Those in the housing industry will be mightily relieved by the Halifax figures released today.

Seasonally adjusted the rise in the price of an average house was put at 1.9%. Unadjusted the rise was a less spectacular 0.9% with about £1,300 added to the average house price.

However shortlived this upward blip proves to be, it may just dispel the gloom for some and increase their willingness to buy homes. And it will no doubt provide food and drink for the "green shooters". And if it makes people feel better, I am not one to complain.

But for me these numbers don't even qualify on the dead cat bounceometer. I see them more as a dead dog twitch.

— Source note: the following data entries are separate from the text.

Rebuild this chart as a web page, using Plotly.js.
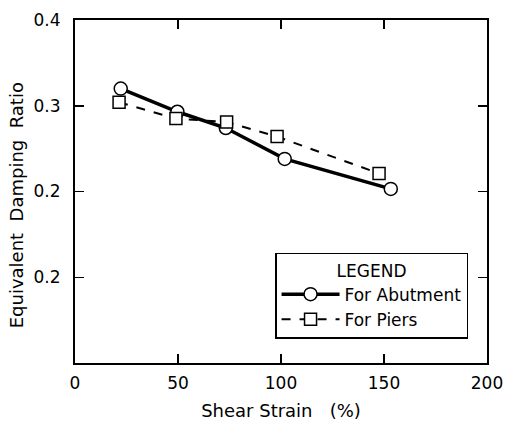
<!DOCTYPE html>
<html>
<head>
<meta charset="utf-8">
<script src="https://cdn.plot.ly/plotly-3.0.1.min.js"></script>
<style>html,body{margin:0;padding:0;background:#fff;}#chart{width:507px;height:426px;}</style>
</head>
<body>
<div id="chart"></div>
<script>
var abutmentStrain = [22.2, 49.7, 73.2, 101.8, 153.3];
var abutmentDamping = [0.320, 0.293, 0.274, 0.238, 0.203];
var piersStrain = [21.4, 49.0, 73.6, 98.1, 147.6];
var piersDamping = [0.304, 0.285, 0.281, 0.264, 0.221];
var xTickVals = [0, 50, 100, 150, 200];
var xTickText = ["0", "50", "100", "150", "200"];
var yTickVals = [0.1, 0.2, 0.3, 0.4];
var yTickText = ["0.2", "0.2", "0.3", "0.4"];
var yTitle = "Equivalent\u00a0\u00a0Damping\u00a0\u00a0Ratio";

var font = "DejaVu Sans, Liberation Sans, sans-serif";

var traces = [
  {
    x: abutmentStrain, y: abutmentDamping, name: "For Abutment",
    mode: "lines+markers", type: "scatter",
    line: {color: "#000", width: 3.5},
    marker: {symbol: "circle", size: 13, color: "#fff", line: {color: "#000", width: 1.5}}
  },
  {
    x: piersStrain, y: piersDamping, name: "For Piers",
    mode: "lines+markers", type: "scatter",
    line: {color: "#000", width: 2, dash: "dash"},
    marker: {symbol: "square", size: 12, color: "#fff", line: {color: "#000", width: 1.5}}
  }
];

var layout = {
  width: 507, height: 426,
  margin: {l: 75, r: 20, t: 20, b: 63},
  paper_bgcolor: "#fff", plot_bgcolor: "#fff",
  font: {family: font, color: "#000", size: 16},
  showlegend: true,
  legend: {
    x: 0.954, y: 0.07, xanchor: "right", yanchor: "bottom",
    bordercolor: "#000", borderwidth: 1.5, bgcolor: "#fff",
    font: {family: font, size: 17, color: "#000"},
    title: {text: "LEGEND", side: "top center", font: {family: font, size: 17}},
    tracegroupgap: 0,
    itemwidth: 58
  },
  xaxis: {
    range: [0, 200], tickvals: xTickVals, ticktext: xTickText,
    ticks: "inside", ticklen: 9, tickwidth: 1.5, tickcolor: "#000",
    showline: true, linecolor: "#000", linewidth: 2, mirror: "ticks",
    showgrid: false, zeroline: false, ticklabelstandoff: 4,
    tickfont: {family: font, size: 17},
    title: {text: "Shear Strain\u00a0\u00a0\u00a0(%)", font: {family: font, size: 18}, standoff: 12}
  },
  yaxis: {
    range: [0, 0.4], tickvals: yTickVals, ticktext: yTickText,
    ticks: "inside", ticklen: 9, tickwidth: 1.5, tickcolor: "#000",
    showline: true, linecolor: "#000", linewidth: 2, mirror: "ticks",
    showgrid: false, zeroline: false, ticklabelstandoff: 9,
    tickfont: {family: font, size: 17}
  },
  annotations: [{
    text: yTitle, xref: "paper", yref: "paper",
    x: -0.143, y: 0.46, xanchor: "center", yanchor: "middle",
    textangle: -90, showarrow: false,
    font: {family: font, size: 18, color: "#000"}
  }]
};

Plotly.newPlot("chart", traces, layout, {displayModeBar: false, staticPlot: true});
</script>
</body>
</html>
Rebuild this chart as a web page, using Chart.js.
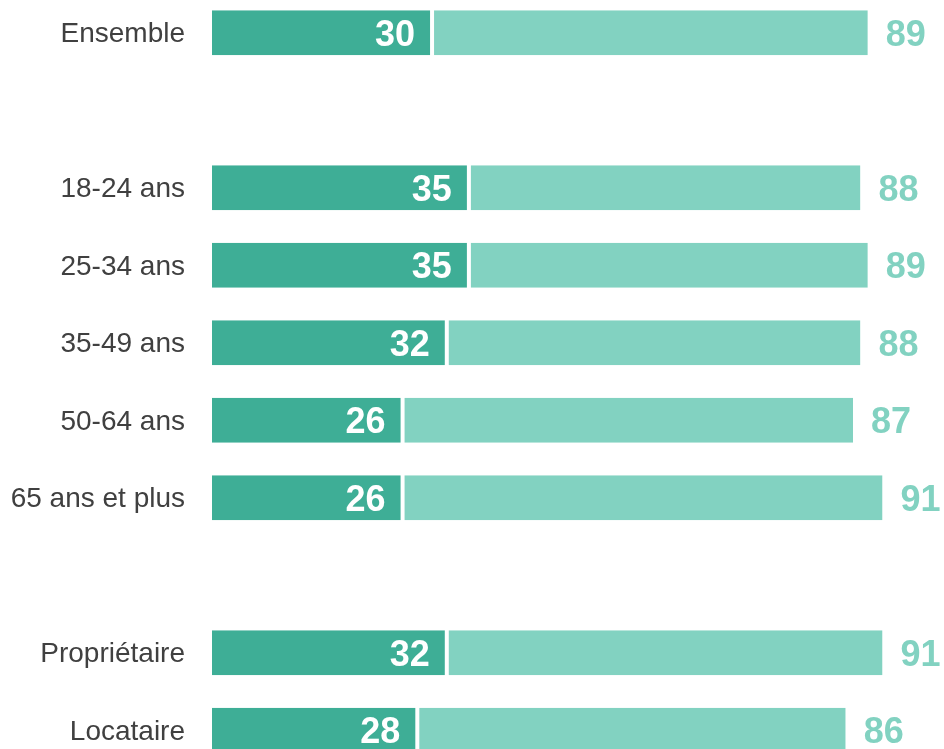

Here are four reasons why: January can be a freaky month for figures; the data are very skittish anyway at the moment; sample sizes have decreased and are generally less representative of the overall market; and we have yet to see the impact of unemployment on the market.

Apologies for my dismissive approach on this one, but in part it is a reaction to being bombarded by interested parties pointing to signs of recovery. I am willing, even happy to be proved wrong, but I don't see them.

I note that the chief economist at Halifax qualified his comments on "early signs that market activity may be stabilising", with the comment "...continuing pressures on incomes, rising unemployment and the negative impact of the dislocation of the financial markets on the availability of mortgage finance are expected to mean that 2009 will be a difficult year for the housing market".

But it might just be better to concentrate of fixing the problems first, rather than looking for the signs of a recovery, which will in time arrive. A watched pot and all that.